Stated task:
Each line of the data that includes the string "chart" is to be copied out.

Supplied information:

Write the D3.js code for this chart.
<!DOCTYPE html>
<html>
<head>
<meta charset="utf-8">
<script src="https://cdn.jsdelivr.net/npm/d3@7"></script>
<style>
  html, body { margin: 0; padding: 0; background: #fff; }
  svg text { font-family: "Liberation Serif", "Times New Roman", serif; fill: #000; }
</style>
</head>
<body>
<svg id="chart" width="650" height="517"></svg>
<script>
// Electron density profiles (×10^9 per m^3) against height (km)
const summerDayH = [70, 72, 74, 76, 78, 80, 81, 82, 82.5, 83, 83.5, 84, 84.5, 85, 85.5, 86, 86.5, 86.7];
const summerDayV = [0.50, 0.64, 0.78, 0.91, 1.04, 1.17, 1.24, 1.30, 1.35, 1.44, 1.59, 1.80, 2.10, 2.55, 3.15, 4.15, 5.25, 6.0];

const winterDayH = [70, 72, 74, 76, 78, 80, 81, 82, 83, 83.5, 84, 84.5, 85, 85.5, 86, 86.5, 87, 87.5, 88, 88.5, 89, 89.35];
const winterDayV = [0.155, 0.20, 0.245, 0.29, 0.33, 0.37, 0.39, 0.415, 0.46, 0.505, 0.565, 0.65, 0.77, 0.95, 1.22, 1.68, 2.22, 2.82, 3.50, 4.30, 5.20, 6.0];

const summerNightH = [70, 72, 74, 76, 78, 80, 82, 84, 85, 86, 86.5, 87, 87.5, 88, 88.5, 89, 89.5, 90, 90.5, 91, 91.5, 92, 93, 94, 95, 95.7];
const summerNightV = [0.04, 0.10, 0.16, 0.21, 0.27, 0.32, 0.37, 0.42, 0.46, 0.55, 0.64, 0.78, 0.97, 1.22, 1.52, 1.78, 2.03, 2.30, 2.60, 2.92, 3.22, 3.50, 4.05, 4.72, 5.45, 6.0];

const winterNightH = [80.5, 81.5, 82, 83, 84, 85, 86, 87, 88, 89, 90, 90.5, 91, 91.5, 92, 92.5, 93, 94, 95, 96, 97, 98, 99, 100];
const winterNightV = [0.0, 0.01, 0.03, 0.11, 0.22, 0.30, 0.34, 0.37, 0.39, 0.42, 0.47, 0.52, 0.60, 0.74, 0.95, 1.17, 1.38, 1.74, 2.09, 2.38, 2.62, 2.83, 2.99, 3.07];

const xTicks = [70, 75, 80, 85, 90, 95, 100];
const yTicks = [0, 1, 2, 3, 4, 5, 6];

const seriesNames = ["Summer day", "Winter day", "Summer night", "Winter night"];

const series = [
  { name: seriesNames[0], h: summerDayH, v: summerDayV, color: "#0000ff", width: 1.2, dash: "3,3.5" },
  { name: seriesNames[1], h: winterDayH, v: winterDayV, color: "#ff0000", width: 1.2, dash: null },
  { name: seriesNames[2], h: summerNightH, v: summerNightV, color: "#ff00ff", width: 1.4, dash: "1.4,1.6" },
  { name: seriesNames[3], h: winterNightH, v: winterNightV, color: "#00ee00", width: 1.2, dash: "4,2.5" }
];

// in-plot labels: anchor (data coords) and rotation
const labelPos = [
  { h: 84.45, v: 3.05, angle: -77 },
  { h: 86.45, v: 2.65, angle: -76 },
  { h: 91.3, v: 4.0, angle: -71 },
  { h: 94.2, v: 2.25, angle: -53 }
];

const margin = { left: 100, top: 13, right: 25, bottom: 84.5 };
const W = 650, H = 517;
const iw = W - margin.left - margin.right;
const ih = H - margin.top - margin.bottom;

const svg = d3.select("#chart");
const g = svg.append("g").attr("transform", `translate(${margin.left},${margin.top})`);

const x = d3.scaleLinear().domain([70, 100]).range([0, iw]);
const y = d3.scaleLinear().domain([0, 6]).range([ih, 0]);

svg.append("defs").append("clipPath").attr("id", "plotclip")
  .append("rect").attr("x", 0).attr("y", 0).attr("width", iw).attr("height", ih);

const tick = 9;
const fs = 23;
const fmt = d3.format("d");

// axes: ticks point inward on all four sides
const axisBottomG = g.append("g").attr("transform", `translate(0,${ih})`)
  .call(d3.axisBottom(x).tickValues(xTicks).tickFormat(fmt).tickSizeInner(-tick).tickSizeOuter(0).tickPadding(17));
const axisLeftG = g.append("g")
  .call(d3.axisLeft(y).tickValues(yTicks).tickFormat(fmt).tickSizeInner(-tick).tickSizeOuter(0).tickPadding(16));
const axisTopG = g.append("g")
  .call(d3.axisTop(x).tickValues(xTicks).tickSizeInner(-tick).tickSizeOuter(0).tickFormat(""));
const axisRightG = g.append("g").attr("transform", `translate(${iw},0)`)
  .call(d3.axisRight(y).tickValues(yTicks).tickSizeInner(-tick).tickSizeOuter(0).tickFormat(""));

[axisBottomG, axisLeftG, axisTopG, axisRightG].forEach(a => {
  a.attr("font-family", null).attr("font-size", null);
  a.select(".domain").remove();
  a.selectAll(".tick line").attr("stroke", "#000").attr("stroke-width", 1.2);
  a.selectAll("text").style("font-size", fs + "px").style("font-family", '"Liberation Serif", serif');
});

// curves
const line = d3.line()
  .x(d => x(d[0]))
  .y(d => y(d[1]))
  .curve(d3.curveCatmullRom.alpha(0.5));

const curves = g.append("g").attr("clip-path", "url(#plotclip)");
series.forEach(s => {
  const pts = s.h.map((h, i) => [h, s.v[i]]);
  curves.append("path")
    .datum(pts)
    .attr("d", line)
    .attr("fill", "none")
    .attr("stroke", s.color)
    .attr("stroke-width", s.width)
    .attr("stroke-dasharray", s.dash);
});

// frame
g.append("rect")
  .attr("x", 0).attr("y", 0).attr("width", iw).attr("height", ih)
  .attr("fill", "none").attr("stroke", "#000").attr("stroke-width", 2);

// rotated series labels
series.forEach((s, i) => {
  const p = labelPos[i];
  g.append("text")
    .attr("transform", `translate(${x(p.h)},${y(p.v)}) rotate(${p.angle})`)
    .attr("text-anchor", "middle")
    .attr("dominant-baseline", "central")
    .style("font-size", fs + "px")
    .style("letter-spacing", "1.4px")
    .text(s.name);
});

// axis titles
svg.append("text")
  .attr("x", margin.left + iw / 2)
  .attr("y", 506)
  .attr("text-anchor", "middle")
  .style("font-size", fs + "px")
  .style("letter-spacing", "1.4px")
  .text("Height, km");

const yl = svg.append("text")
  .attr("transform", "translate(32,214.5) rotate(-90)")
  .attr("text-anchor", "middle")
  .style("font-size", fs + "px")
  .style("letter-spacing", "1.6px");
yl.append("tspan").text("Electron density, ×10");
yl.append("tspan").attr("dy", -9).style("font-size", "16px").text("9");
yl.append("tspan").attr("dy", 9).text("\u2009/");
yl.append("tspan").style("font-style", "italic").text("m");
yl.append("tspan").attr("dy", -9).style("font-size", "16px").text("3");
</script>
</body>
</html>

Final result:
Write the D3.js code for this chart.
<svg id="chart" width="650" height="517"></svg>
const svg = d3.select("#chart");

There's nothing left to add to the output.